- [Direction]:
Pull each line holding "this" out of the entries below.

- [Data lines]:
★ ★ ★ ★

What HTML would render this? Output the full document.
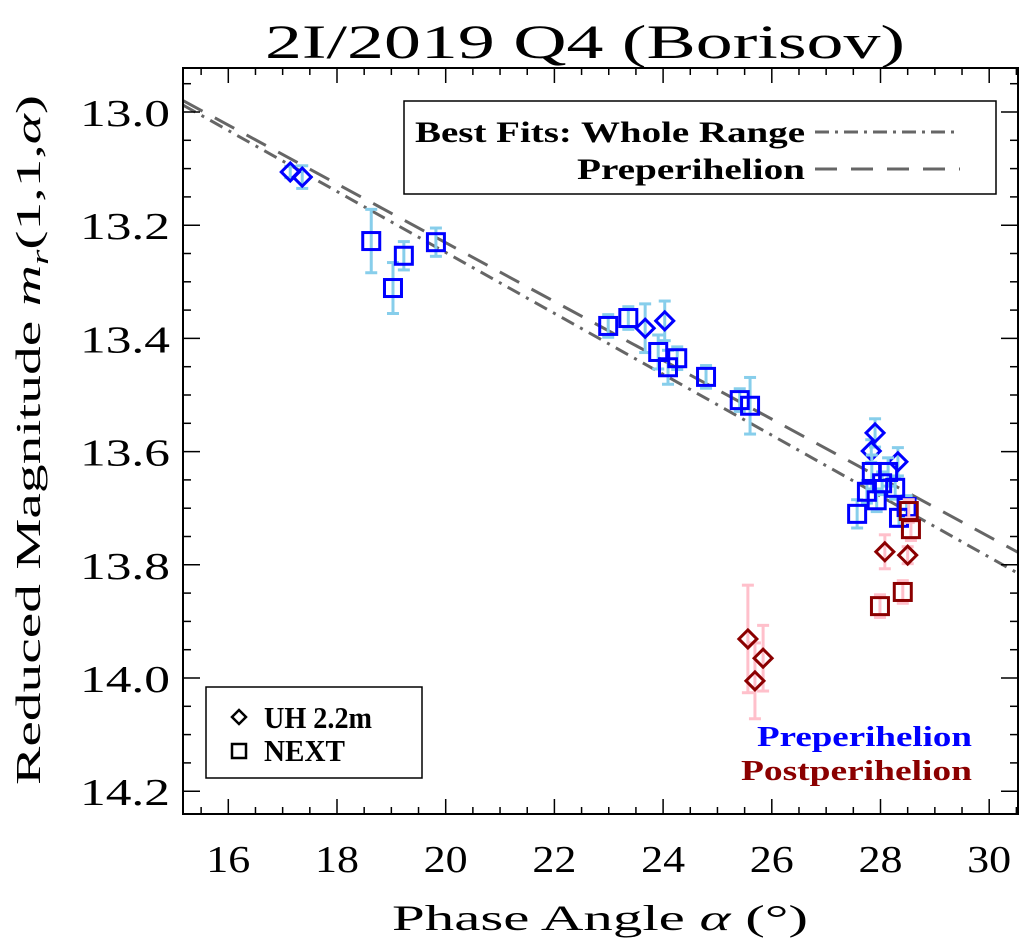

★ ★ ★ ★

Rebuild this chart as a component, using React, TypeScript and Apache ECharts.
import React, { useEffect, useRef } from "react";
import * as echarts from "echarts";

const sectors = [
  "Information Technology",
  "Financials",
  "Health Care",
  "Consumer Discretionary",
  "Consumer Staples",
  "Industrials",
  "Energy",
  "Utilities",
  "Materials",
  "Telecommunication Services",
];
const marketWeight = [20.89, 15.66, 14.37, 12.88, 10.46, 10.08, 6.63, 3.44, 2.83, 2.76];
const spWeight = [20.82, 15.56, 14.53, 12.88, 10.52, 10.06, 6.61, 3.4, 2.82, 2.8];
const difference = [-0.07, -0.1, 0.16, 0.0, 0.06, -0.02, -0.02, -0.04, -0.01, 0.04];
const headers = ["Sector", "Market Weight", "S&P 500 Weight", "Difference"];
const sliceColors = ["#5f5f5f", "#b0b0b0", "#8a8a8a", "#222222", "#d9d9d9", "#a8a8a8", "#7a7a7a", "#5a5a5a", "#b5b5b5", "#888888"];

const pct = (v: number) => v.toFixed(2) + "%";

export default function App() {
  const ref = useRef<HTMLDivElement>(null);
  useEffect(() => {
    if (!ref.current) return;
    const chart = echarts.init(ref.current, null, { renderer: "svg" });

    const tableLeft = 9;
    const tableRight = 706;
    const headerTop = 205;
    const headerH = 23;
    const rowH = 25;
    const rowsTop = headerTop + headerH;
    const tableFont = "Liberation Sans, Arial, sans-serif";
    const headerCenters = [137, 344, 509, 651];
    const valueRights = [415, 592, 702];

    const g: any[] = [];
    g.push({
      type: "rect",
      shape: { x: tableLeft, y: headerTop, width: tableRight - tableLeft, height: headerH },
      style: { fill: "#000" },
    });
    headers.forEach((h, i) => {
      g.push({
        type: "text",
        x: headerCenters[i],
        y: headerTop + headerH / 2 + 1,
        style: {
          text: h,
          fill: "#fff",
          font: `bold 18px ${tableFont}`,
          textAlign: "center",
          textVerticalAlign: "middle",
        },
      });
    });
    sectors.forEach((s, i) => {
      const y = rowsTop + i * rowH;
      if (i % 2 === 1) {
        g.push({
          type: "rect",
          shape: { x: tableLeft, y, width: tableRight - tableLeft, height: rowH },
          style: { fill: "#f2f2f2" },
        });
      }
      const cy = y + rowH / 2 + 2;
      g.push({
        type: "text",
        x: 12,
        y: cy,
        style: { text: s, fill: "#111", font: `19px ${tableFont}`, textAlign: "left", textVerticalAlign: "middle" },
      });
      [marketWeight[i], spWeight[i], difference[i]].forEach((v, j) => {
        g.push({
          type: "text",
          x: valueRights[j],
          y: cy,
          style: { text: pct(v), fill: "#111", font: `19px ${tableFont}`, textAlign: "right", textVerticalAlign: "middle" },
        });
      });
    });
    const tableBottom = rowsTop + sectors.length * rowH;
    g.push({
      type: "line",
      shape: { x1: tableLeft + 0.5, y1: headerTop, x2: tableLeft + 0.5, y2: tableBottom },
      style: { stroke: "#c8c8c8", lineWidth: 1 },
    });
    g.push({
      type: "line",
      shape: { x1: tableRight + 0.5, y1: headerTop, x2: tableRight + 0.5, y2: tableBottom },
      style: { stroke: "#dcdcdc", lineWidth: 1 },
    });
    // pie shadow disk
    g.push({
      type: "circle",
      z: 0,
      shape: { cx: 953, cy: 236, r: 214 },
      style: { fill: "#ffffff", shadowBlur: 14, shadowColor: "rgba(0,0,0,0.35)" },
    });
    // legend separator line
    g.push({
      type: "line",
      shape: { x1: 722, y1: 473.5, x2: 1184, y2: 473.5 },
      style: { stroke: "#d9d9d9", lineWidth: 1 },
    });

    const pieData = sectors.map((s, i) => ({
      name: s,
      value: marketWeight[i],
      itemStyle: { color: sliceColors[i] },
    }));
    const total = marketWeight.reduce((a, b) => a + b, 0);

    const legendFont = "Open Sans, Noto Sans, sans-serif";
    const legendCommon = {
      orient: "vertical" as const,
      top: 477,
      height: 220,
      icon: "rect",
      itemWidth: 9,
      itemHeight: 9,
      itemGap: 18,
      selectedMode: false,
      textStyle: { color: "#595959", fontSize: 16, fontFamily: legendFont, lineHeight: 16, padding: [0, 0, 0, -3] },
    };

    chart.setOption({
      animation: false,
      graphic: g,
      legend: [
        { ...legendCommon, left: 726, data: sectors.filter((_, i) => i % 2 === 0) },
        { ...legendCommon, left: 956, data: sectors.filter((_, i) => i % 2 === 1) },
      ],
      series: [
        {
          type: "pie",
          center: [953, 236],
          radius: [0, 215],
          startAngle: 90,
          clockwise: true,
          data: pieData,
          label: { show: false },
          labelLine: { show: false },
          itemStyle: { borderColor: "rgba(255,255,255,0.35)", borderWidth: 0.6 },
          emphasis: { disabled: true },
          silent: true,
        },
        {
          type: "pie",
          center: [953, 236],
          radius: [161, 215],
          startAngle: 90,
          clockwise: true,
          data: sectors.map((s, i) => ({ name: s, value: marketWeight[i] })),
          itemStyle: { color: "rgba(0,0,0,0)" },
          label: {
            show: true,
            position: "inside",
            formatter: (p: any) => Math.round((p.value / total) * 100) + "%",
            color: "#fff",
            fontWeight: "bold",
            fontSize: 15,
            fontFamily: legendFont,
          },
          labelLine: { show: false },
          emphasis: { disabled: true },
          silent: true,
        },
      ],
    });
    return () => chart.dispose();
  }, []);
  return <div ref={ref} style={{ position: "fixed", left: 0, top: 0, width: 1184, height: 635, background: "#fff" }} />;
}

★ ★ ★ ★

- [The response]:
What HTML would render this? Output the full document.
Rebuild this chart as a component, using React, TypeScript and Apache ECharts.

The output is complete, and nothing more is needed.